In thermodynamics, the very fact is that the exact differential dS itself never need to attach with the restriction to reversible processes, except only for Clausius’ definition dS=dQ/T. This shows that an additional restriction to reversible processes is not an essential requirement for the definition of entropy, and thermodynamics itself has already contained such a conclusion.
From non- equilibrium thermodynamics, we have dS=deS+diS, and in this opinion, dQ/T is really the entropy flux deS, it means that Clausius’ definition does not contain diS. Assuming an additional restriction to reversible processes is just in order for that diS=0. In this case, dS=dQ/T is actually the partial differential deS=dQ/T. By the inequality dS(= deS+diS)≥dQ/T (=deS), when dS >dQ/T, then what is dS? The total differential dS had not been established.
In my opinion, dQ/T is only the entropy of dQ but not the definition the state function S. A perfect definition of the state function S should and must conform the fundamental principle of exact differential; it must be a total differential!

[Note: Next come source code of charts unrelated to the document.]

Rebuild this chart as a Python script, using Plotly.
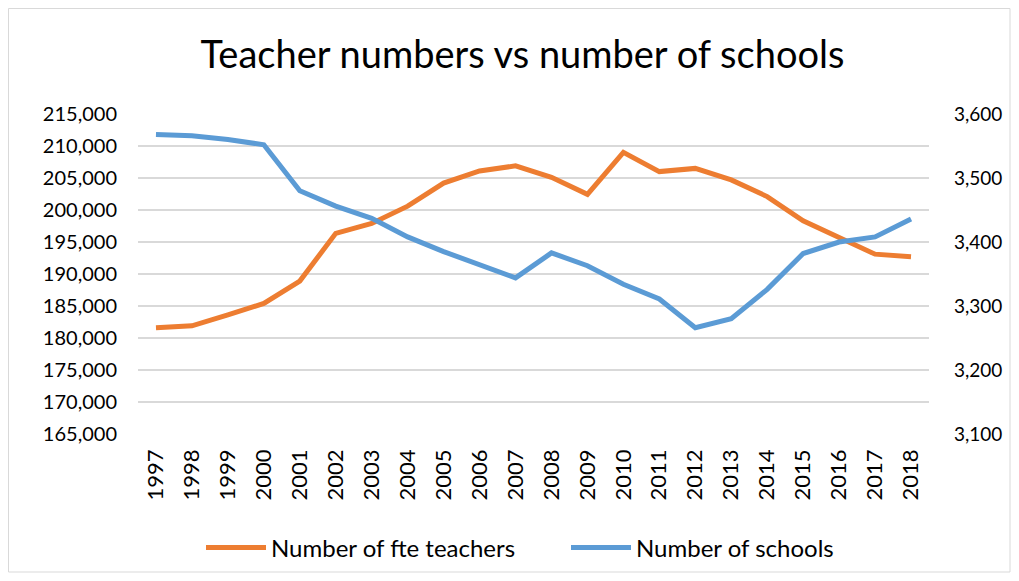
import plotly.graph_objects as go

years = [str(y) for y in range(1997, 2019)]
teachers = [181600, 181900, 183600, 185400, 188900, 196350, 197900, 200600, 204200, 206100, 206900,
            205100, 202450, 209000, 206000, 206500, 204700, 202100, 198300, 195600, 193100, 192700]
schools = [3568, 3566, 3560, 3552, 3480, 3456, 3437, 3408, 3385, 3365, 3344,
           3383, 3363, 3334, 3311, 3266, 3280, 3326, 3382, 3400, 3408, 3436]

left_ticks = list(range(165000, 215001, 5000))
right_ticks = list(range(3100, 3601, 100))

FONT = "Lato"
ORANGE = "#ED7D31"
BLUE = "#5B9BD5"

W, H = 1003, 565
L, T, PW, PH = 130, 106, 791, 320

fig = go.Figure()
fig.add_trace(go.Scatter(x=years, y=teachers, name="Number of fte teachers", mode="lines",
                         line=dict(color=ORANGE, width=5), yaxis="y"))
fig.add_trace(go.Scatter(x=years, y=schools, name="Number of schools", mode="lines",
                         line=dict(color=BLUE, width=5), yaxis="y2"))

fig.update_layout(
    width=W, height=H,
    margin=dict(l=L, r=W - L - PW, t=T, b=H - T - PH, autoexpand=False),
    paper_bgcolor="white", plot_bgcolor="white",
    font=dict(family=FONT, size=20, color="black"),
    title=dict(text="Teacher numbers vs number of schools", x=514.5 / W, xanchor="center",
               y=1 - 46.5 / H, yanchor="middle", font=dict(family=FONT, size=38, color="black")),
    xaxis=dict(type="category", range=[-0.5, 21.5], tickangle=-90, showgrid=False,
               showline=False, ticks="", ticklabelstandoff=10, tickfont=dict(size=22, color="black")),
    yaxis=dict(range=[165000, 215000], tickvals=left_ticks, tickformat=",",
               showgrid=True, gridcolor="#D9D9D9", gridwidth=1.5, zeroline=False,
               showline=False, ticks="", ticklabelstandoff=20, tickfont=dict(size=20, color="black")),
    yaxis2=dict(range=[3100, 3600], tickvals=right_ticks, tickformat=",",
                overlaying="y", side="right", showgrid=False, zeroline=False,
                showline=False, ticks="", ticklabelstandoff=24, tickfont=dict(size=19, color="black")),
    legend=dict(orientation="h", x=(558 - L) / PW, xanchor="center", y=(426 - 540) / PH,
                yanchor="middle", font=dict(size=24, color="black"), itemwidth=60,
                entrywidth=290, entrywidthmode="pixels", bgcolor="rgba(0,0,0,0)"),
    shapes=[dict(type="rect", xref="paper", yref="paper",
                 x0=(0.5 - L) / PW, x1=(1002 - L) / PW, y0=(T + PH - 564) / PH, y1=(T + PH - 0.5) / PH,
                 line=dict(color="#D9D9D9", width=1), layer="below")],
)

fig.write_html("out.html")
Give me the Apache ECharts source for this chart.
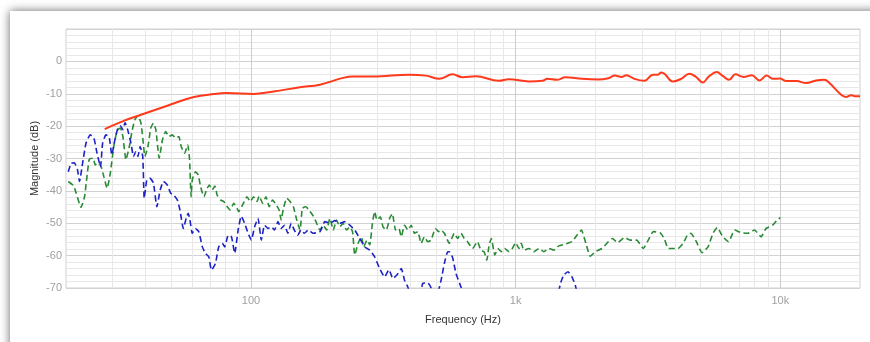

In Clausius’ approach, the total differentials of entropy and the second law (or the total entropy production) both are not established.
Thus, I think, Clausius’ definition should be revised; I understand that many will question this idea because it sounds incredible.
Before you argue with me, I recommend that you consider such questions:
1) Clausius’ definition cannot be proven in mathematics but can only be established basing on imaginary heat engine cycles. Why ?
2) Why Clausius’ definition be an only exception?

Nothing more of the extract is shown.